* [The exercise]: Make an exact copy of the data below, leaving out every picture.

Start Raw data

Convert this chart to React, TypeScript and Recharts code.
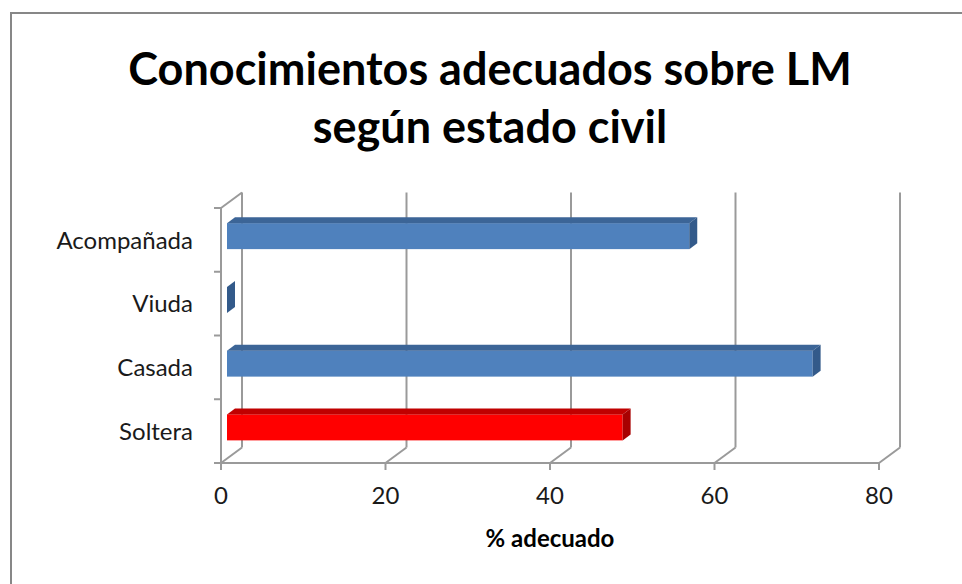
import { BarChart, Bar, XAxis, YAxis, CartesianGrid, Label } from "recharts";

// estado civil, top to bottom as shown
const CATEGORIES = ["Acompañada", "Viuda", "Casada", "Soltera"];
const ADEQUATE_PCT = [56.2, 0, 71.2, 48.1];
const X_TICKS = [0, 20, 40, 60, 80];
const HIGHLIGHT = "Soltera";

const data = CATEGORIES.map((estado, i) => ({ estado, pct: ADEQUATE_PCT[i] }));

const FONT = "Lato, 'Open Sans', sans-serif";
const GRID = "#9a9a9a";
const WALL = { dx: 21, dy: -15.5 };
const BAR_FRONT = { dx: 6, dy: -4 };
const BAR_DEPTH = { dx: 8, dy: -6 };

const PALETTE = {
  normal: { front: "#4f81bd", top: "#3c6597", side: "#335a8a" },
  highlight: { front: "#ff0000", top: "#c00000", side: "#a80000" },
};

function BackWallLine(props: any) {
  const { x1, y1, y2, index } = props;
  const bx = x1 + WALL.dx;
  return (
    <g key={`wall-${index}`}>
      <line x1={x1} y1={y2} x2={bx} y2={y2 + WALL.dy} stroke={GRID} strokeWidth={2} />
      <line x1={bx} y1={y1 + WALL.dy} x2={bx} y2={y2 + WALL.dy} stroke={GRID} strokeWidth={2} />
      {index === 0 && (
        <line x1={x1} y1={y1} x2={bx} y2={y1 + WALL.dy} stroke={GRID} strokeWidth={2} />
      )}
    </g>
  );
}

function Bar3D(props: any) {
  const { x, y, width, height, payload } = props;
  const c = payload.estado === HIGHLIGHT ? PALETTE.highlight : PALETTE.normal;
  const w = Math.max(0, width || 0);
  const fx = x + BAR_FRONT.dx;
  const fy = y + BAR_FRONT.dy;
  const { dx, dy } = BAR_DEPTH;
  return (
    <g>
      {w > 0 && <rect x={fx} y={fy} width={w} height={height} fill={c.front} />}
      <polygon
        points={`${fx},${fy} ${fx + w},${fy} ${fx + w + dx},${fy + dy} ${fx + dx},${fy + dy}`}
        fill={c.top}
      />
      <polygon
        points={`${fx + w},${fy} ${fx + w + dx},${fy + dy} ${fx + w + dx},${fy + height + dy} ${fx + w},${fy + height}`}
        fill={c.side}
      />
    </g>
  );
}

function CategoryTick(props: any) {
  const { x, y, payload, index } = props;
  const half = payload?.offset ?? 31.875;
  const axisX = x + 28;
  return (
    <g>
      <line x1={axisX - 7} y1={y - half} x2={axisX} y2={y - half} stroke={GRID} strokeWidth={2} />
      {index === CATEGORIES.length - 1 && (
        <line x1={axisX - 7} y1={y + half} x2={axisX} y2={y + half} stroke={GRID} strokeWidth={2} />
      )}
      <text x={x} y={y} dy="0.36em" textAnchor="end" fontSize={24} fill="#1a1a1a" fontFamily={FONT}>
        {payload.value}
      </text>
    </g>
  );
}

export default function App() {
  return (
    <div
      style={{
        position: "absolute",
        left: 0,
        top: 0,
        width: 962,
        height: 584,
        overflow: "hidden",
        background: "#fff",
        fontFamily: FONT,
      }}
    >
      <div
        style={{
          position: "absolute",
          left: 10,
          top: 12,
          width: 990,
          height: 620,
          borderTop: "2px solid #878787",
          borderLeft: "2px solid #878787",
        }}
      />
      <div
        style={{
          position: "absolute",
          left: 10,
          top: 39,
          width: 960,
          textAlign: "center",
          fontSize: 45,
          fontWeight: 700,
          lineHeight: "58px",
          color: "#000",
        }}
      >
        Conocimientos adecuados sobre LM
        <br />
        según estado civil
      </div>
      <div style={{ position: "absolute", left: 0, top: 0 }}>
        <BarChart
          width={962}
          height={584}
          data={data}
          layout="vertical"
          barCategoryGap="30%"
          margin={{ top: 208, right: 83, bottom: 31, left: 71 }}
        >
          <CartesianGrid horizontal={false} vertical={BackWallLine} />
          <XAxis
            type="number"
            domain={[0, 80]}
            ticks={X_TICKS}
            height={90}
            axisLine={{ stroke: GRID, strokeWidth: 2 }}
            tickLine={{ stroke: GRID, strokeWidth: 2 }}
            tickSize={7}
            tickMargin={17}
            tick={{ fontSize: 24, fill: "#1a1a1a", fontFamily: FONT }}
          >
            <Label
              value="% adecuado"
              position="insideBottom"
              offset={6}
              style={{ fontSize: 24, fontWeight: 700, fill: "#000", fontFamily: FONT }}
            />
          </XAxis>
          <YAxis
            type="category"
            dataKey="estado"
            width={150}
            axisLine={{ stroke: GRID, strokeWidth: 2 }}
            tickLine={false}
            tickSize={0}
            tickMargin={28}
            tick={CategoryTick}
            interval={0}
          />
          <Bar dataKey="pct" shape={Bar3D} isAnimationActive={false} />
        </BarChart>
      </div>
    </div>
  );
}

End Raw data

* [Response below]:
Convert this chart to React, TypeScript and Recharts code.
import { BarChart, Bar, XAxis, YAxis, CartesianGrid, Label } from "recharts";

// estado civil, top to bottom as shown
const CATEGORIES = ["Acompañada", "Viuda", "Casada", "Soltera"];
const ADEQUATE_PCT = [56.2, 0, 71.2, 48.1];
const X_TICKS = [0, 20, 40, 60, 80];
const HIGHLIGHT = "Soltera";

const data = CATEGORIES.map((estado, i) => ({ estado, pct: ADEQUATE_PCT[i] }));

const FONT = "Lato, 'Open Sans', sans-serif";
const GRID = "#9a9a9a";
const WALL = { dx: 21, dy: -15.5 };
const BAR_FRONT = { dx: 6, dy: -4 };
const BAR_DEPTH = { dx: 8, dy: -6 };

const PALETTE = {
  normal: { front: "#4f81bd", top: "#3c6597", side: "#335a8a" },
  highlight: { front: "#ff0000", top: "#c00000", side: "#a80000" },
};

function BackWallLine(props: any) {
  const { x1, y1, y2, index } = props;
  const bx = x1 + WALL.dx;
  return (
    <g key={`wall-${index}`}>
      <line x1={x1} y1={y2} x2={bx} y2={y2 + WALL.dy} stroke={GRID} strokeWidth={2} />
      <line x1={bx} y1={y1 + WALL.dy} x2={bx} y2={y2 + WALL.dy} stroke={GRID} strokeWidth={2} />
      {index === 0 && (
        <line x1={x1} y1={y1} x2={bx} y2={y1 + WALL.dy} stroke={GRID} strokeWidth={2} />
      )}
    </g>
  );
}

function Bar3D(props: any) {
  const { x, y, width, height, payload } = props;
  const c = payload.estado === HIGHLIGHT ? PALETTE.highlight : PALETTE.normal;
  const w = Math.max(0, width || 0);
  const fx = x + BAR_FRONT.dx;
  const fy = y + BAR_FRONT.dy;
  const { dx, dy } = BAR_DEPTH;
  return (
    <g>
      {w > 0 && <rect x={fx} y={fy} width={w} height={height} fill={c.front} />}
      <polygon
        points={`${fx},${fy} ${fx + w},${fy} ${fx + w + dx},${fy + dy} ${fx + dx},${fy + dy}`}
        fill={c.top}
      />
      <polygon
        points={`${fx + w},${fy} ${fx + w + dx},${fy + dy} ${fx + w + dx},${fy + height + dy} ${fx + w},${fy + height}`}
        fill={c.side}
      />
    </g>
  );
}

function CategoryTick(props: any) {
  const { x, y, payload, index } = props;
  const half = payload?.offset ?? 31.875;
  const axisX = x + 28;
  return (
    <g>
      <line x1={axisX - 7} y1={y - half} x2={axisX} y2={y - half} stroke={GRID} strokeWidth={2} />
      {index === CATEGORIES.length - 1 && (
        <line x1={axisX - 7} y1={y + half} x2={axisX} y2={y + half} stroke={GRID} strokeWidth={2} />
      )}
      <text x={x} y={y} dy="0.36em" textAnchor="end" fontSize={24} fill="#1a1a1a" fontFamily={FONT}>
        {payload.value}
      </text>
    </g>
  );
}

export default function App() {
  return (
    <div
      style={{
        position: "absolute",
        left: 0,
        top: 0,
        width: 962,
        height: 584,
        overflow: "hidden",
        background: "#fff",
        fontFamily: FONT,
      }}
    >
      <div
        style={{
          position: "absolute",
          left: 10,
          top: 12,
          width: 990,
          height: 620,
          borderTop: "2px solid #878787",
          borderLeft: "2px solid #878787",
        }}
      />
      <div
        style={{
          position: "absolute",
          left: 10,
          top: 39,
          width: 960,
          textAlign: "center",
          fontSize: 45,
          fontWeight: 700,
          lineHeight: "58px",
          color: "#000",
        }}
      >
        Conocimientos adecuados sobre LM
        <br />
        según estado civil
      </div>
      <div style={{ position: "absolute", left: 0, top: 0 }}>
        <BarChart
          width={962}
          height={584}
          data={data}
          layout="vertical"
          barCategoryGap="30%"
          margin={{ top: 208, right: 83, bottom: 31, left: 71 }}
        >
          <CartesianGrid horizontal={false} vertical={BackWallLine} />
          <XAxis
            type="number"
            domain={[0, 80]}
            ticks={X_TICKS}
            height={90}
            axisLine={{ stroke: GRID, strokeWidth: 2 }}
            tickLine={{ stroke: GRID, strokeWidth: 2 }}
            tickSize={7}
            tickMargin={17}
            tick={{ fontSize: 24, fill: "#1a1a1a", fontFamily: FONT }}
          >
            <Label
              value="% adecuado"
              position="insideBottom"
              offset={6}
              style={{ fontSize: 24, fontWeight: 700, fill: "#000", fontFamily: FONT }}
            />
          </XAxis>
          <YAxis
            type="category"
            dataKey="estado"
            width={150}
            axisLine={{ stroke: GRID, strokeWidth: 2 }}
            tickLine={false}
            tickSize={0}
            tickMargin={28}
            tick={CategoryTick}
            interval={0}
          />
          <Bar dataKey="pct" shape={Bar3D} isAnimationActive={false} />
        </BarChart>
      </div>
    </div>
  );
}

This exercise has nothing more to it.